The proposal by the NC State Treasurer to increase the alternatives allocation in the State Pension Fund continues to make its way through committee. The details of the bill are
here. As I've blogged before, this bill allows the State to invest up to 40% in private equity, real estate and hedge funds. Treasurer Cowell,
appearing on CNBC, argued that the poor outlook on bonds makes alternatives an attractive option.
I respectfully disagree (
and others share my view). Alternatives, and in particular - hedge funds and private equity - are very risky, have very high fees (2% + 20% of all profits is not uncommon), are very illiquid (you can't get your money out), and are very opaque. On top of that there is little evidence that they outperform more conventional investments. Hedge funds rely heavily on borrowed money to boost returns - and thus are also sensitive to interest rate increases that could hurt traditional bond portfolios (
a point made by Andy Silton today).
The solution to the State's pension shortfall is to slash the hundreds of millions that it pays to Wall Street managers, and to manage the portfolio in passive manner. This is the only way that will give the Fund a fighting chance of meeting the retirement needs of North Carolina's public employees.

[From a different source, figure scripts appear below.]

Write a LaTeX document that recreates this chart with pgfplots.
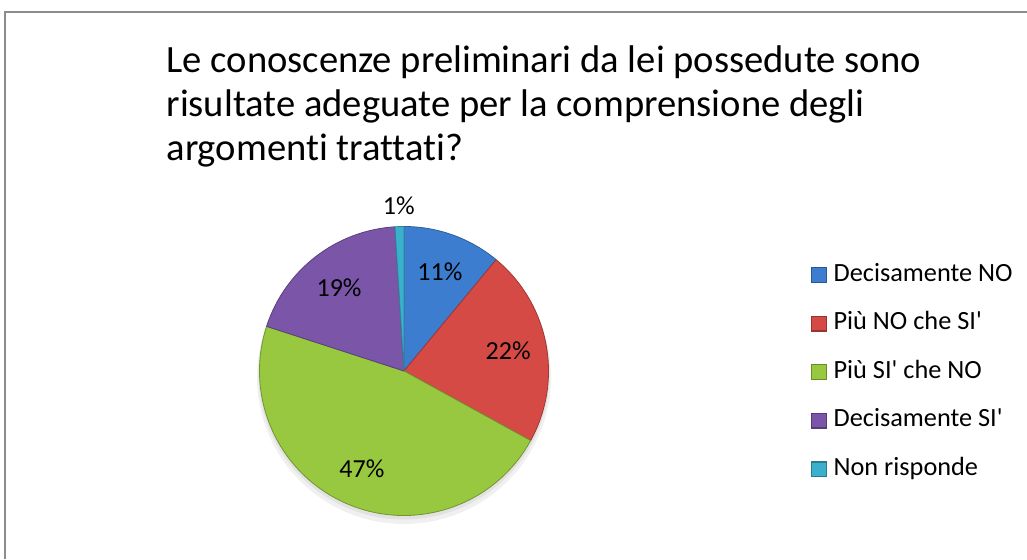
\documentclass[border=0pt]{standalone}
\usepackage{pgfplots}
\usepackage{pgfplotstable}
\pgfplotsset{compat=1.18}
\usepackage{fontspec}
\newfontfamily\calibri{Carlito}[Ligatures=NoCommon]
\definecolor{c0}{HTML}{3D7DD0}
\definecolor{c1}{HTML}{D64A45}
\definecolor{c2}{HTML}{97C840}
\definecolor{c3}{HTML}{7A55A8}
\definecolor{c4}{HTML}{3AB0CC}
\pgfplotstableread{
v
11
22
47
19
1
}\piedata
\begin{document}
\begin{tikzpicture}
\gdef\cum{90}%
\foreach \i in {0,...,4}{%
  \pgfplotstablegetelem{\i}{v}\of\piedata
  \pgfmathsetmacro\s{\cum}%
  \pgfmathsetmacro\e{\cum-3.6*\pgfplotsretval}%
  \pgfmathsetmacro\m{(\s+\e)/2}%
  \expandafter\xdef\csname ps\i\endcsname{\s}%
  \expandafter\xdef\csname pe\i\endcsname{\e}%
  \expandafter\xdef\csname pm\i\endcsname{\m}%
  \expandafter\xdef\csname pv\i\endcsname{\pgfplotsretval}%
  \xdef\cum{\e}%
}%
\begin{axis}[x=1pt, y=1pt, xmin=0, xmax=1027, ymin=0, ymax=559,
  scale only axis, hide axis, clip=false, anchor=south west, at={(0,0)},
  legend style={at={(axis cs:811,559-262)}, anchor=north west, draw=none, fill=none,
    font=\calibri\fontsize{26.3}{26}\selectfont, inner sep=0pt, row sep=23.6pt,
    nodes={inner sep=0pt, text height=19pt, text depth=6pt, anchor=west},
    /tikz/every odd column/.style={column sep=7pt}},
  legend cell align=left,
  legend image code/.code={\fill[#1] (0pt,-7.5pt) rectangle (15pt,7.5pt);
     \draw[#1, fill=none, line width=0.6pt] (0.3pt,-7.2pt) rectangle (14.7pt,7.2pt);},
]
% frame
\draw[black!45, line width=1.5pt] (axis cs:5,0) -- (axis cs:5,547) -- (axis cs:1027,547);
% title
\node[anchor=base west, font=\calibri\fontsize{38.6}{44}\selectfont] at (axis cs:163,559-73) {Le conoscenze preliminari da lei possedute sono};
\node[anchor=base west, font=\calibri\fontsize{38.6}{44}\selectfont] at (axis cs:163,559-117) {risultate adeguate per la comprensione degli};
\node[anchor=base west, font=\calibri\fontsize{38.6}{44}\selectfont] at (axis cs:163,559-161) {argomenti trattati?};
% shadow
\fill[black, opacity=0.06] (axis cs:404,182) circle[radius=147pt];
\fill[black, opacity=0.06] (axis cs:404,185) circle[radius=145.5pt];
% slices
\pgfplotsinvokeforeach{0,...,4}{
  \fill[fill=c#1, draw=c#1!75!black, line width=0.8pt, line join=round]
    (axis cs:404,188) -- ([shift={(\csname ps#1\endcsname:144.5pt)}]axis cs:404,188)
    arc[start angle=\csname ps#1\endcsname, end angle=\csname pe#1\endcsname, radius=144.5pt] -- cycle;
}
\pgfplotsinvokeforeach{0,...,3}{
  \node[font=\calibri\fontsize{26}{26}\selectfont] at ([shift={(\csname pm#1\endcsname:106pt)}]axis cs:404,188) {\csname pv#1\endcsname\%};
}
\node[font=\calibri\fontsize{26}{26}\selectfont] at ([shift={(\csname pm4\endcsname:165pt)}]axis cs:404,188) {\csname pv4\endcsname\%};
% legend
\addlegendimage{fill=c0, draw=c0!70!black}
\addlegendentry{Decisamente NO}
\addlegendimage{fill=c1, draw=c1!70!black}
\addlegendentry{Più NO che SI'}
\addlegendimage{fill=c2, draw=c2!70!black}
\addlegendentry{Più SI' che NO}
\addlegendimage{fill=c3, draw=c3!70!black}
\addlegendentry{Decisamente SI'}
\addlegendimage{fill=c4, draw=c4!70!black}
\addlegendentry{Non risponde}
\end{axis}
\pgfresetboundingbox
\path[use as bounding box] (0,0) rectangle (1027pt,559pt);
\end{tikzpicture}
\end{document}
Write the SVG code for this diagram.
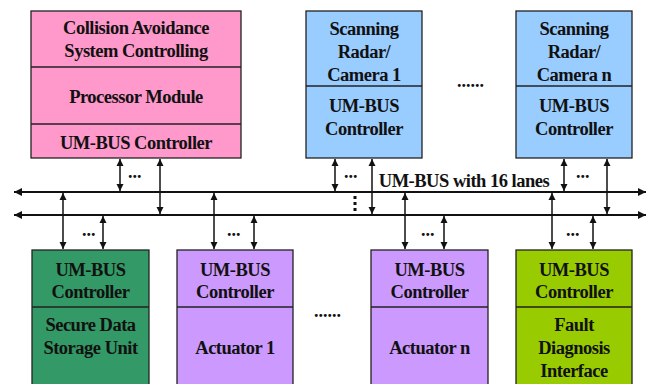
<svg xmlns="http://www.w3.org/2000/svg" width="654" height="384" viewBox="0 0 654 384">
  <style>
    .box { stroke: #222; stroke-width: 1.3; }
    .div { stroke: #222; stroke-width: 1.3; }
    .t { font-family: "Liberation Serif", "Times New Roman", serif; font-weight: bold; font-size: 18.5px; letter-spacing: -0.5px; fill: #111; text-anchor: middle; }
    .dots { font-family: "Liberation Serif", "Times New Roman", serif; font-weight: bold; font-size: 18px; fill: #111; }
    .link { stroke: #111; stroke-width: 1.5; fill: none; marker-start: url(#ah); marker-end: url(#ah); }
    .bus { stroke: #111; stroke-width: 2.2; fill: none; marker-start: url(#bh); marker-end: url(#bh); }
  </style>
  <defs>
    <marker id="ah" viewBox="0 0 10 10" refX="10" refY="5" markerUnits="userSpaceOnUse" markerWidth="7" markerHeight="8" orient="auto-start-reverse">
      <path d="M0,0 L10,5 L0,10 z" fill="#111"/>
    </marker>
    <marker id="bh" viewBox="0 0 10 10" refX="10" refY="5" markerUnits="userSpaceOnUse" markerWidth="10" markerHeight="8" orient="auto-start-reverse">
      <path d="M0,0 L10,5 L0,10 z" fill="#111"/>
    </marker>
  </defs>

  <rect width="654" height="384" fill="#fff"/>

  <!-- Top row -->
  <g id="collision-avoidance">
    <rect class="box" x="31" y="11" width="210" height="147" fill="#FF99CC"/>
    <line class="div" x1="31" y1="67" x2="241" y2="67"/>
    <line class="div" x1="31" y1="124" x2="241" y2="124"/>
    <text class="t" x="136" y="34">Collision Avoidance</text>
    <text class="t" x="136" y="57">System Controlling</text>
    <text class="t" x="136" y="103">Processor Module</text>
    <text class="t" x="136" y="149">UM-BUS Controller</text>
  </g>

  <g id="radar-1">
    <rect class="box" x="306" y="11" width="116" height="147" fill="#99CCFF"/>
    <line class="div" x1="306" y1="86" x2="422" y2="86"/>
    <text class="t" x="364" y="35">Scanning</text>
    <text class="t" x="364" y="58">Radar/</text>
    <text class="t" x="364" y="81">Camera 1</text>
    <text class="t" x="364" y="112">UM-BUS</text>
    <text class="t" x="364" y="135">Controller</text>
  </g>

  <g id="radar-n">
    <rect class="box" x="516" y="11" width="116" height="147" fill="#99CCFF"/>
    <line class="div" x1="516" y1="86" x2="632" y2="86"/>
    <text class="t" x="574" y="35">Scanning</text>
    <text class="t" x="574" y="58">Radar/</text>
    <text class="t" x="574" y="81">Camera n</text>
    <text class="t" x="574" y="112">UM-BUS</text>
    <text class="t" x="574" y="135">Controller</text>
  </g>

  <text class="dots" x="457" y="87">......</text>

  <!-- Bottom row -->
  <g id="secure-storage">
    <rect class="box" x="32" y="250" width="117" height="140" fill="#339966"/>
    <line class="div" x1="32" y1="307" x2="149" y2="307"/>
    <text class="t" x="90.5" y="276">UM-BUS</text>
    <text class="t" x="90.5" y="298">Controller</text>
    <text class="t" x="90.5" y="331">Secure Data</text>
    <text class="t" x="90.5" y="354">Storage Unit</text>
  </g>

  <g id="actuator-1">
    <rect class="box" x="177" y="250" width="116" height="140" fill="#CC99FF"/>
    <line class="div" x1="177" y1="307" x2="293" y2="307"/>
    <text class="t" x="235" y="276">UM-BUS</text>
    <text class="t" x="235" y="298">Controller</text>
    <text class="t" x="235" y="354">Actuator 1</text>
  </g>

  <g id="actuator-n">
    <rect class="box" x="371" y="250" width="117" height="140" fill="#CC99FF"/>
    <line class="div" x1="371" y1="307" x2="488" y2="307"/>
    <text class="t" x="429.5" y="276">UM-BUS</text>
    <text class="t" x="429.5" y="298">Controller</text>
    <text class="t" x="429.5" y="354">Actuator n</text>
  </g>

  <g id="fault-diagnosis">
    <rect class="box" x="516" y="250" width="116" height="140" fill="#99CC00"/>
    <line class="div" x1="516" y1="307" x2="632" y2="307"/>
    <text class="t" x="574" y="276">UM-BUS</text>
    <text class="t" x="574" y="298">Controller</text>
    <text class="t" x="574" y="331">Fault</text>
    <text class="t" x="574" y="354">Diagnosis</text>
    <text class="t" x="574" y="377">Interface</text>
  </g>

  <text class="dots" x="314" y="317">......</text>

  <!-- Bus and links -->
  <g id="connectors">
    <line class="bus" x1="14" y1="192" x2="646" y2="192"/>
    <line class="bus" x1="14" y1="215" x2="646" y2="215"/>
    <text class="t" x="464" y="187">UM-BUS with 16 lanes</text>
    <g fill="#111">
      <rect x="353.5" y="196" width="3" height="3"/>
      <rect x="353.5" y="202" width="3" height="3"/>
      <rect x="353.5" y="208" width="3" height="3"/>
    </g>

    <!-- upper nodes to bus -->
    <line class="link" x1="120" y1="159" x2="120" y2="191"/>
    <line class="link" x1="160" y1="159" x2="160" y2="214"/>
    <text class="dots" x="128" y="178">...</text>

    <line class="link" x1="335" y1="159" x2="335" y2="191"/>
    <line class="link" x1="372" y1="159" x2="372" y2="214"/>
    <text class="dots" x="344" y="178">...</text>

    <line class="link" x1="564" y1="159" x2="564" y2="191"/>
    <line class="link" x1="607" y1="159" x2="607" y2="214"/>
    <text class="dots" x="576" y="178">...</text>

    <!-- bus to lower nodes -->
    <line class="link" x1="63" y1="193" x2="63" y2="249"/>
    <line class="link" x1="103" y1="216" x2="103" y2="249"/>
    <text class="dots" x="82" y="236">...</text>

    <line class="link" x1="214" y1="193" x2="214" y2="249"/>
    <line class="link" x1="254" y1="216" x2="254" y2="249"/>
    <text class="dots" x="227" y="236">...</text>

    <line class="link" x1="405" y1="193" x2="405" y2="249"/>
    <line class="link" x1="444" y1="216" x2="444" y2="249"/>
    <text class="dots" x="421" y="236">...</text>

    <line class="link" x1="552" y1="193" x2="552" y2="249"/>
    <line class="link" x1="593" y1="216" x2="593" y2="249"/>
    <text class="dots" x="566" y="236">...</text>
  </g>
</svg>
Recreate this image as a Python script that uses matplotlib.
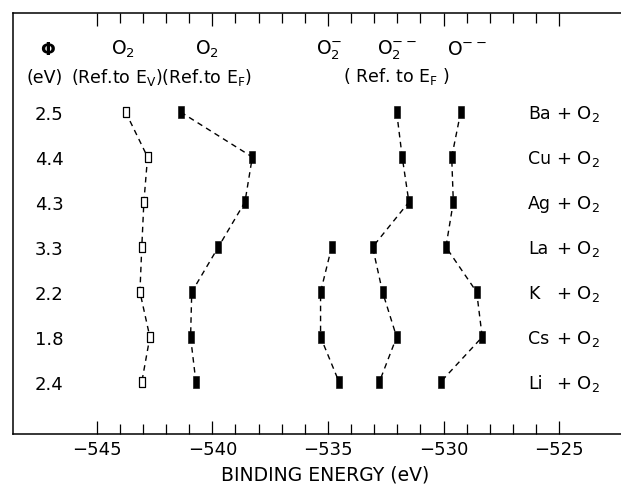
import matplotlib
matplotlib.use("Agg")
import matplotlib.pyplot as plt

plt.rcParams["font.family"] = ["DejaVu Sans"]
plt.rcParams["mathtext.default"] = "regular"

# Adsorbed oxygen species on various metals: O 1s binding energies (eV)
systems = ["Ba", "Cu", "Ag", "La", "K", "Cs", "Li"]
work_function = ["2.5", "4.4", "4.3", "3.3", "2.2", "1.8", "2.4"]

o2_ref_vacuum = [-543.75, -542.80, -542.96, -543.05, -543.13, -542.70, -543.05]
o2_ref_fermi = [-541.37, -538.27, -538.59, -539.74, -540.89, -540.94, -540.71]
o2_minus = [None, None, None, -534.84, -535.32, -535.32, -534.52]
o2_2minus = [-532.03, -531.79, -531.50, -533.07, -532.64, -532.03, -532.78]
o_2minus = [-529.26, -529.65, -529.58, -529.90, -528.57, -528.33, -530.13]

x_ticks_major = [-545, -540, -535, -530, -525]

fig = plt.figure(figsize=(6.21, 4.85), dpi=100)
ax = fig.add_axes([0.0205, 0.103, 0.9795, 0.868])

rows = list(range(len(systems)))

filled_rect = [(-0.27, -0.5), (0.27, -0.5), (0.27, 0.5), (-0.27, 0.5), (-0.27, -0.5)]
open_rect = [(-0.25, -0.5), (0.25, -0.5), (0.25, 0.5), (-0.25, 0.5), (-0.25, -0.5)]
dash = (0, (4, 3.2))


def draw_series(values, marker, face, ms):
    pts = [(v, r) for v, r in zip(values, rows) if v is not None]
    xs = [p[0] for p in pts]
    ys = [p[1] for p in pts]
    ax.plot(xs, ys, color="black", lw=1.0, ls=dash, zorder=2)
    ax.plot(xs, ys, ls="none", marker=marker, ms=ms, mfc=face, mec="black",
            mew=0.9 if face == "white" else 0.4, zorder=3)


draw_series(o2_ref_vacuum, open_rect, "white", 7.4)
draw_series(o2_ref_fermi, filled_rect, "black", 8.0)
draw_series(o2_minus, filled_rect, "black", 8.0)
draw_series(o2_2minus, filled_rect, "black", 8.0)
draw_series(o_2minus, filled_rect, "black", 8.0)

ax.set_xlim(-548.63, -522.33)
ax.set_ylim(7.156, -2.2)

ax.set_xticks(x_ticks_major)
ax.set_xticks([v for v in range(-545, -524)], minor=True)
ax.tick_params(axis="x", which="both", direction="in", top=True, bottom=True,
               width=0.9, labelsize=13, pad=4.5)
ax.tick_params(axis="x", which="major", length=9.5)
ax.tick_params(axis="x", which="minor", length=7)
ax.set_yticks([])
ax.spines["right"].set_visible(False)
for s in ("left", "top", "bottom"):
    ax.spines[s].set_linewidth(1.1)

ax.set_xlabel("BINDING ENERGY (eV)", fontsize=13.5)
ax.xaxis.set_label_coords(0.513, -0.072)

fs = 12.5
# column headers
ax.text(-547.11, -1.3, "Φ", ha="center", va="baseline", fontsize=fs, fontweight="bold")
ax.text(-543.86, -1.3, "O$_2$", ha="center", va="baseline", fontsize=fs + 1)
ax.text(-540.23, -1.3, "O$_2$", ha="center", va="baseline", fontsize=fs + 1)
ax.text(-534.96, -1.3, "O$_2^{-}$", ha="center", va="baseline", fontsize=fs + 1)
ax.text(-532.02, -1.3, "O$_2^{--}$", ha="center", va="baseline", fontsize=fs + 1)
ax.text(-528.99, -1.3, "O$^{--}$", ha="center", va="baseline", fontsize=fs + 1)

ax.text(-547.24, -0.67, "(eV)", ha="center", va="baseline", fontsize=fs)
ax.text(-546.1, -0.67, "(Ref.to E$_V$)(Ref.to E$_F$)", ha="left", va="baseline",
        fontsize=fs)
ax.text(-532.06, -0.69, "( Ref. to E$_F$ )", ha="center", va="baseline", fontsize=fs)

# work function column and system labels
for r, wf, name in zip(rows, work_function, systems):
    ax.text(-547.06, r + 0.16, wf, ha="center", va="baseline", fontsize=13)
    ax.text(-526.35, r + 0.13, name, ha="left", va="baseline", fontsize=fs)
    ax.text(-525.15, r + 0.13, "+ O$_2$", ha="left", va="baseline", fontsize=fs + 0.5)

fig.savefig("out.png", dpi=100)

It is worth noting that Ms. Cowell raised the
fifth largest campaign fund in the 2012 election. A total over $1 million. What is particularly interesting is that one third of her campaign contributions came from "Lawyers and Lobbyists". Perusing the
list of donors is quite enlightening - a great many are from law firms in the north east. This begs the question - "why are New York lawyers funding the State Treasurer race in NC?" I obviously can't comment on anyone's personal motivation, but I will note that investing in hedge funds and private equity is very unlike buying stocks. These investments are very idiosyncratic and require a great deal of legal advice to create the investment contract.
Until recently, investment advisors could make big campaign donations to political campaigns, but the SEC "pay to play"
rule took care of that influence. It would seem time for the SEC to expand this ruling to include securities and investment law firms as well.
As I've stated before, this blog represents my personal views and not that of my employer. Furthermore, I write this blog on my own computer at home.